Mystery, dawn and death
We came through winter, the air thick, mist rising. I thought it would last forever, that shadows would never pass but only loiter set at one angle indefinitely. Spring has come. The strange time, when worms reveal themselves in writhing jumbles, the soil starts to dry and crack and life comes storming back with a vengence. It’s as if the clocks broke, and suddenly, late at night some trickster ran around reinstalling batteries. Tick tock, tick tock, the rootstock. At the same time, potency of life, the guts of existance hovers. Death is here. Knocking at my window. I don’t deny it, I look at the tawny veiny hand, tracing cracks in the window frame as I drink my tea in the morning.
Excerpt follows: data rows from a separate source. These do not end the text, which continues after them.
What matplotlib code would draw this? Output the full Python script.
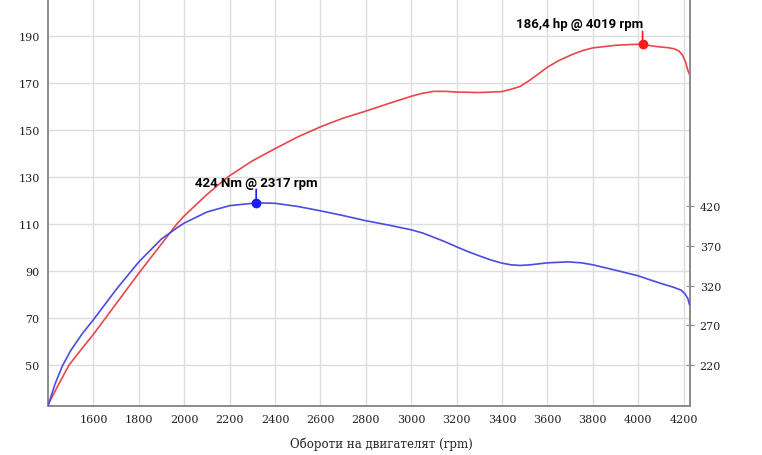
import matplotlib
matplotlib.use('Agg')
import matplotlib.pyplot as plt

# power curve (hp)
hp_rpm = [1400, 1450, 1493, 1550, 1600, 1700, 1800, 1900, 1968, 2000, 2100, 2165,
          2200, 2300, 2400, 2500, 2600, 2700, 2800, 2900, 3000, 3050, 3100, 3150,
          3200, 3300, 3400, 3440, 3480, 3523, 3560, 3600, 3650, 3714, 3760, 3800,
          3900, 3960, 4019, 4050, 4085, 4130, 4159, 4180, 4195, 4208, 4218, 4226]
hp = [33.0, 42.3, 50.0, 57.0, 63.0, 76.0, 89.0, 101.5, 110.0, 113.4, 122.5, 127.8,
      130.5, 136.8, 142.0, 147.0, 151.3, 155.0, 158.0, 161.2, 164.3, 165.6, 166.4, 166.4,
      166.1, 165.9, 166.3, 167.3, 168.5, 171.2, 173.8, 176.7, 179.5, 182.3, 183.9, 184.9,
      186.0, 186.3, 186.5, 185.9, 185.4, 185.0, 184.5, 183.5, 181.8, 179.0, 175.5, 173.5]

# torque curve (Nm)
tq_rpm = [1400, 1430, 1464, 1500, 1550, 1600, 1700, 1800, 1900, 1968, 2000, 2100,
          2200, 2317, 2400, 2500, 2600, 2700, 2800, 2900, 3000, 3050, 3100, 3150,
          3200, 3250, 3300, 3350, 3400, 3440, 3480, 3524, 3600, 3691, 3750, 3800,
          3900, 4000, 4050, 4100, 4150, 4189, 4205, 4218, 4226]
tq = [168, 195, 219, 238, 259, 277, 315, 350, 379, 393, 399, 413,
      421, 424.5, 424, 420, 414.5, 408.5, 402, 396.5, 390.5, 386.5, 381, 375.3,
      369, 363, 357.6, 352.5, 348.4, 346.3, 345.5, 346.3, 348.8, 350, 348.8, 346.3,
      339.5, 332.4, 327.5, 322.8, 318.5, 314.3, 310, 304, 296]

peak_hp = (4019, 186.4)
peak_tq = (2317, 424)

x_ticks = list(range(1600, 4201, 200))
hp_ticks = list(range(50, 191, 20))
tq_ticks = list(range(220, 421, 50))

red = '#e8474b'
blue = '#4b4be0'
spine_c = '#8a8a8a'
tick_font = 'DejaVu Serif'

fig = plt.figure(figsize=(7.62, 4.56), dpi=100)
ax = fig.add_axes([48/762, 49/456, 642/762, 407/456])
ax2 = ax.twinx()

ax.plot(hp_rpm, hp, color=red, lw=1.2, zorder=3)
ax2.plot(tq_rpm, tq, color=blue, lw=1.2, zorder=3)

ax.set_xlim(1400, 4228)
ax.set_ylim(32.5, 205.7)
ax2.set_ylim(168, 682)

ax.set_xticks(x_ticks)
ax.set_yticks(hp_ticks)
ax2.set_yticks(tq_ticks)
ax.grid(True, color='#dddddd', lw=1)
ax.set_axisbelow(True)

for a in (ax, ax2):
    a.spines['top'].set_visible(False)
    for s in ('left', 'right', 'bottom'):
        a.spines[s].set_color(spine_c)
        a.spines[s].set_linewidth(1.2)

ax.tick_params(axis='both', length=0, pad=6, labelsize=8, labelcolor='#222222')
ax2.tick_params(axis='y', direction='inout', length=6, color=spine_c, pad=4,
                labelsize=8, labelcolor='#222222')
for lab in ax.get_xticklabels() + ax.get_yticklabels() + ax2.get_yticklabels():
    lab.set_fontfamily(tick_font)

ax.set_xlabel('Обороти на двигателят (rpm)', fontsize=8.5, family=tick_font,
              color='#222222', labelpad=6)
ax.xaxis.set_label_coords((381 - 48) / 642, -0.075)

# peak markers
ax.plot(*peak_hp, 'o', color='#ff1a1a', ms=6, zorder=5)
ax2.plot(*peak_tq, 'o', color='#1a1aff', ms=6, zorder=5)

ax.annotate('', xy=peak_hp, xytext=(0, 13), textcoords='offset pixels',
            arrowprops=dict(arrowstyle='-', color='#ff1a1a', lw=1.2, shrinkA=0, shrinkB=0))
ax.annotate('186,4 hp @ 4019 rpm', xy=peak_hp, xytext=(1, 21), textcoords='offset pixels',
            ha='right', va='center', fontsize=9.5, fontweight='bold', family='Roboto')

ax2.annotate('', xy=peak_tq, xytext=(0, 14), textcoords='offset pixels',
             arrowprops=dict(arrowstyle='-', color='#1a1aff', lw=1.2, shrinkA=0, shrinkB=0))
ax2.annotate('424 Nm @ 2317 rpm', xy=peak_tq, xytext=(0, 21), textcoords='offset pixels',
             ha='center', va='center', fontsize=9.5, fontweight='bold', family='Roboto')

fig.savefig('out.png', dpi=100)
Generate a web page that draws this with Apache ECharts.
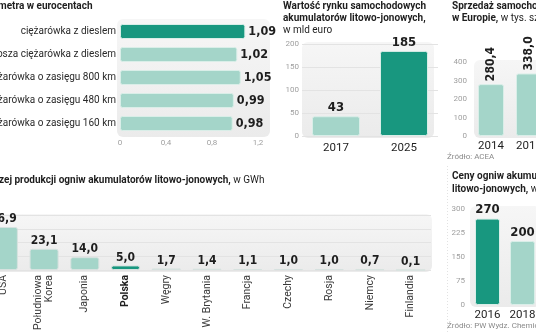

The breeze brings a closeness, everything so fragile. Robust. We die. Don’t we all turn into soil again. Heaving writhing worm soil. No one vanishes, just our form changes. But we are used to seeking out familiar forms. There is something supremely comforting about it. And I will miss you, mysterious and comforting familiarity, when you my dear are gone.
The clearest thoughts often come in the morning. Really early, when I should already be asleep. I lie there pretending that I’m going to sleep, and bam! The switch turns and all these visions come in. At the moment, I’m channeling a lot of ideas and sensations, textural, spatial, embodied, sonic, that I want to feature in the final exhibit of Stories to Wear // Sanctuary. I want the space to be rich, all consuming, disorientating, a place that leaves you lying on the earth. Returning back to stone, dust, dirt and the seed. Quite how it will come together, I’m yet unsure. It has to be organic, without constraint, no preconception. Simply listening to the idea; sanctuary in the natural world, and my and other people’s associations.